- Profession: Violoncellist, conductor (opera), composer.
- Residences: Riga, Hamburg, Leipzig.
- Relation to Mahler:
- Correspondence with Mahler:
- Born: 21-09-1858 Dresden, Germany.
- Died: 05-05-1925 Baden-Baden, Germany.
- Buried: Unknpwn.
German conductor and composer. He studied theory with Felix Draeseke, Rischbieter and Kretschmer, conducting with Franz Wüllner, the cello with Grützmacher and the piano with H.J. Richter. After playing the cello at the Dresden Hoftheater (1877–9), he began his conducting career in Riga. He was subsequently brought to the Theater am Dammtor in Hamburg by the impresario Bernhard Baruch. Also at a year at The Damrosch Opera Company in America.
Born in Dresden, Lohse studied with Hans Richter and Felix Draeseke at the Dresden Conservatory. In 1882 he became conductor of two music societies in Riga, the Wagner Society and the Imperial Russian Music Society; seven year’s later he became the first kapellmeister of the city’s Stadttheater.

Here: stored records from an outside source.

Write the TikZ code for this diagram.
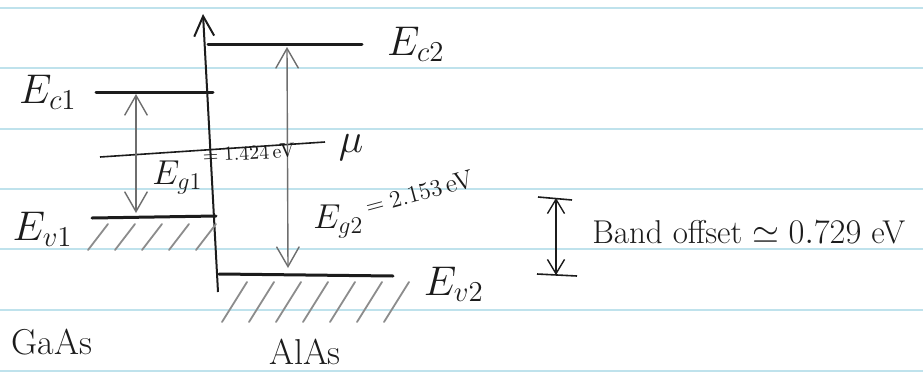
\documentclass[tikz,border=0pt]{standalone}
\usepackage{xcolor}
\usepackage{tikz}
\usetikzlibrary{positioning,arrows.meta,calc}
\definecolor{BDInk}{HTML}{1C1C1C}
\definecolor{BDGrey}{HTML}{6E6E6E}
\definecolor{BDHatch}{HTML}{8C8C8C}
\definecolor{BDPaper}{HTML}{BFE2EC}
\tikzset{
  bdlevel/.style={draw=BDInk,line width=1.5pt,line cap=round},
  bdaxis/.style={draw=BDInk,line width=1pt,-{Straight Barb[length=3.5mm,width=3.5mm]}},
  bdgap/.style={draw=BDGrey,line width=0.7pt,
    {Straight Barb[length=3.5mm,width=4mm]}-{Straight Barb[length=3.5mm,width=4mm]}},
  bdmu/.style={draw=BDInk,line width=0.8pt},
  bdhatch/.style={draw=BDHatch,line width=0.9pt,line cap=round},
  bdrule/.style={draw=BDPaper,line width=1.3pt},
  bdbar/.style={draw=BDInk,line width=0.8pt},
  bdoffset/.style={draw=BDInk,line width=0.7pt,
    {Straight Barb[length=2.5mm,width=3mm]}-{Straight Barb[length=2.5mm,width=3mm]}},
  bdlabel/.style={text=BDInk,inner sep=1pt,font=\fontsize{20}{24}\selectfont},
  bdgaplabel/.style={text=BDInk,inner sep=1pt,anchor=base west,font=\fontsize{17}{20}\selectfont},
  bdmat/.style={text=BDInk,inner sep=1pt,font=\fontsize{18}{22}\selectfont},
  bdnote/.style={text=BDInk,inner sep=1pt,font=\fontsize{16.5}{20}\selectfont},
}

\begin{document}
\begin{tikzpicture}[x=0.5pt,y=-0.5pt,node distance=5mm]
  \useasboundingbox (0,0) rectangle (923,381);
  \fill[white] (0,0) rectangle (923,381);

  % ruled paper
  \foreach \ry in {8,68,129,189,249,310,371}
    \draw[bdrule] (0,\ry) -- (923,\ry);

  % band edges
  \coordinate (ec1l) at (96,92);   \coordinate (ec1r) at (213,92);
  \coordinate (ev1l) at (92,218);  \coordinate (ev1r) at (216,216);
  \coordinate (ec2l) at (208,44);  \coordinate (ec2r) at (362,44);
  \coordinate (ev2l) at (219,274); \coordinate (ev2r) at (393,276);
  \coordinate (mul)  at (100,157); \coordinate (mur)  at (325,142);
  \coordinate (axb)  at (218,292); \coordinate (axt)  at (203,14);

  \draw[bdaxis] (axb) -- (axt);
  \draw[bdlevel] (ec1l) -- (ec1r);
  \draw[bdlevel] (ev1l) -- (ev1r);
  \draw[bdlevel] (ec2l) -- (ec2r);
  \draw[bdlevel] (ev2l) -- (ev2r);
  \draw[bdmu] (mul) -- (mur);

  \foreach \hx in {88,115,142,169,196}
    \draw[bdhatch] (\hx,250) -- ++(20,-26);
  \foreach \hx in {222,249,276,303,330,357,384}
    \draw[bdhatch] (\hx,322) -- ++(25,-40);

  \node[bdlabel,left=3mm of ec1l] (ec1) {$E_{c1}$};
  \node[bdlabel,left=3mm of ev1l,yshift=-2mm] (ev1) {$E_{v1}$};
  \node[bdlabel,right=4mm of ec2r] (ec2) {$E_{c2}$};
  \node[bdlabel,right=5mm of ev2r,yshift=-1.5mm] (ev2) {$E_{v2}$};
  \node[bdlabel,right=2mm of mur,yshift=-1mm] (mu) {$\mu$};

  % band gaps
  \coordinate (g1t) at (136,94);  \coordinate (g1b) at (136,213);
  \coordinate (g2t) at (287,47);  \coordinate (g2b) at (288,268);
  \draw[bdgap] (g1t) -- (g1b);
  \draw[bdgap] (g2t) -- (g2b);
  \node[bdgaplabel] (eg1) at (150,184)
    {$E_{g1}$\raisebox{1.5ex}{\rotatebox{3}{\fontsize{10}{12}\selectfont$=1.424\,$eV}}};
  \node[bdgaplabel] (eg2) at (311,228)
    {$E_{g2}$\raisebox{0.9ex}{\rotatebox{15}{\fontsize{13}{15}\selectfont$=2.153\,$eV}}};

  % band offset
  \coordinate (bot) at (556,198); \coordinate (bob) at (556,275);
  \draw[bdbar] ($(bot)+(-18,-1)$) -- ($(bot)+(16,2)$);
  \draw[bdbar] ($(bob)+(-19,-1)$) -- ($(bob)+(21,1)$);
  \draw[bdoffset] (bot) -- (bob);
  \node[bdnote,anchor=west] (offset) at (590,232)
    {Band offset $\simeq 0.729$ eV};

  \node[bdmat] (gaas) at (52,342) {GaAs};
  \node[bdmat] (alas) at (305,352) {AlAs};
\end{tikzpicture}
\end{document}
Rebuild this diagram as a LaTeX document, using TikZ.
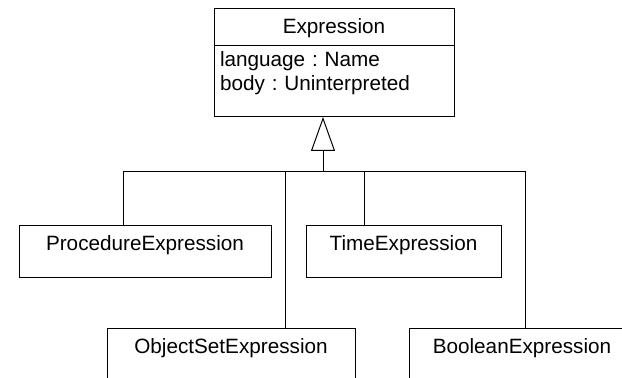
\documentclass[tikz,border=0pt]{standalone}
\usepackage{fontspec}
\setmainfont{Liberation Sans}
\usetikzlibrary{positioning,arrows.meta}
\frenchspacing
\newcommand{\umlfont}{\fontsize{10.35}{12}\selectfont}
\tikzset{
  umlclass/.style={draw=black, line width=0.5pt, outer sep=0pt, inner xsep=0pt, inner ysep=0pt,
    font=\umlfont, text height=12.5pt, text depth=13.5pt},
  umlattr/.style={draw=black, line width=0.5pt, outer sep=0pt, inner xsep=3pt, inner ysep=0pt,
    font=\umlfont, align=left, text width=114pt, text height=10.5pt, text depth=25pt},
  umlline/.style={draw=black, line width=0.5pt},
  generalization/.style={-{Triangle[open,length=17pt,width=12pt]}},
}

\begin{document}
\begin{tikzpicture}[x=0.5pt,y=0.5pt]
    \useasboundingbox (0,0) rectangle (622,-378);
    \clip (0,0) rectangle (622,-378);
    % superclass
    \node [umlclass, minimum width=120pt, text depth=6pt] (expr) at (334,-27.5) {Expression};
    \node [umlattr, below=0pt of expr] (exprattr) {language : Name\\body : Uninterpreted};
    % subclasses
    \node [umlclass, minimum width=126pt] (procexpr) at (145,-252) {ProcedureExpression};
    \node [umlclass, minimum width=97.5pt] (timeexpr) at (403.5,-252) {TimeExpression};
    \node [umlclass, minimum width=124pt] (objsetexpr) at (231,-355) {ObjectSetExpression};
    \node [umlclass, minimum width=113pt] (boolexpr) at (522,-355) {BooleanExpression};
    % inheritance tree
    \coordinate (join) at (323,-172);
    \coordinate (tproc) at (123,-172);
    \coordinate (tobj) at (285,-172);
    \coordinate (ttime) at (364,-172);
    \coordinate (tbool) at (525,-172);
    \draw [umlline, generalization] (join) -- (join |- exprattr.south);
    \draw [umlline] (tproc |- procexpr.north) -- (tproc) -- (tbool) -- (tbool |- boolexpr.north);
    \draw [umlline] (tobj) -- (tobj |- objsetexpr.north);
    \draw [umlline] (ttime) -- (ttime |- timeexpr.north);
\end{tikzpicture}
\end{document}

In 1893 he became director of the Hamburg Stadttheater; while in Hamburg he married singer Katharina Klafsky. The couple traveled to the United States in 1896 to join the Damrosch Opera Company, returning to Germany a year later.
After Katharina Klafsky (1855-1896)‘s early death he married Josefine Kratz (his 3th marriage).

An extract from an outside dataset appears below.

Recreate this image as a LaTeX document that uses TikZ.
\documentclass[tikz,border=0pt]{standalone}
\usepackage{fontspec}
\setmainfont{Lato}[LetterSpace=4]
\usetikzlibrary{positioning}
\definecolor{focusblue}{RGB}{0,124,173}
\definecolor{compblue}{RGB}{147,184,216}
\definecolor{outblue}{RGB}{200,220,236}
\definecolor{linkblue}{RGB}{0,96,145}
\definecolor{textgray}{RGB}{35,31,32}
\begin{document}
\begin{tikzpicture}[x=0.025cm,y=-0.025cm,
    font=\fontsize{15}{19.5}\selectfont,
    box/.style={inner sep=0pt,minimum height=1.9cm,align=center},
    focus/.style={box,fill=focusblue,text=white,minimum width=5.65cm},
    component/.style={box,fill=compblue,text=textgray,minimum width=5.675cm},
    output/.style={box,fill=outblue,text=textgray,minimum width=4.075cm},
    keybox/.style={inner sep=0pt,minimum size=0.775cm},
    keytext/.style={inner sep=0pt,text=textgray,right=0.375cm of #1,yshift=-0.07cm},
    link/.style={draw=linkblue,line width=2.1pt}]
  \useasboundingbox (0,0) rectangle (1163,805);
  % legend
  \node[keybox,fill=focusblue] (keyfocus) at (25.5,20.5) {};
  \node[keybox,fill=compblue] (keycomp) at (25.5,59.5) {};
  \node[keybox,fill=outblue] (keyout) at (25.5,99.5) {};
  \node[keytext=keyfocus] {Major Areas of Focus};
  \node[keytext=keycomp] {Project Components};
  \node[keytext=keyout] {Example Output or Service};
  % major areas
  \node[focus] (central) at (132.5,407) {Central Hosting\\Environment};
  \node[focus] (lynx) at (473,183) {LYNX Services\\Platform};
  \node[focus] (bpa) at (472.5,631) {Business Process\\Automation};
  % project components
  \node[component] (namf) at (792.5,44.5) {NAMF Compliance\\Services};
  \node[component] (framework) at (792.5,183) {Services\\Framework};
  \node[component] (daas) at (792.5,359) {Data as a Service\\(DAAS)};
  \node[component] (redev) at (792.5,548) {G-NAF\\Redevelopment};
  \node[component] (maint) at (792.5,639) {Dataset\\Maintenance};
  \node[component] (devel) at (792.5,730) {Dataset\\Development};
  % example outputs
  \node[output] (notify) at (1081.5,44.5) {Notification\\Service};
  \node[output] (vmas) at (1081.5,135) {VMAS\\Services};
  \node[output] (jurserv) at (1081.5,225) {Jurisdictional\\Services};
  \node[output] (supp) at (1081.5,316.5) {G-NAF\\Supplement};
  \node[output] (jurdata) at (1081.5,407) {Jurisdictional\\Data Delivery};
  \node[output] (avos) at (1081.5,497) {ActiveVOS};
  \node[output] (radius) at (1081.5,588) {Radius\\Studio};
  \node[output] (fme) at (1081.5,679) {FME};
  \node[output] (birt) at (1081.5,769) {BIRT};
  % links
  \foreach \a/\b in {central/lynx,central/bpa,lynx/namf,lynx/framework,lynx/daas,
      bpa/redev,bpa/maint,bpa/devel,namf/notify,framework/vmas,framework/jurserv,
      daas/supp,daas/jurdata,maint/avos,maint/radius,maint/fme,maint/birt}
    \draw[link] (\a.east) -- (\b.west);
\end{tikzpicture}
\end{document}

From then on, Lohse held important conductorial posts at Strassburg (1897-1904), Riga Stadttheater (1899-1900), Cologne (1903–11), the Théâtre de la Monnaie (1911–12), and the Stadttheater in Leipzig (1912–23).
He also directed performances of Richard Wagner’s music dramas at Covent Garden, London, from 1901 until 1904. Lohse received the honorary title of Royal Professor in 1916. His only opera, Der Prinz wider Willen, was performed in Riga in 1890.
1920 performance with the Philharmonie of Baden-Baden.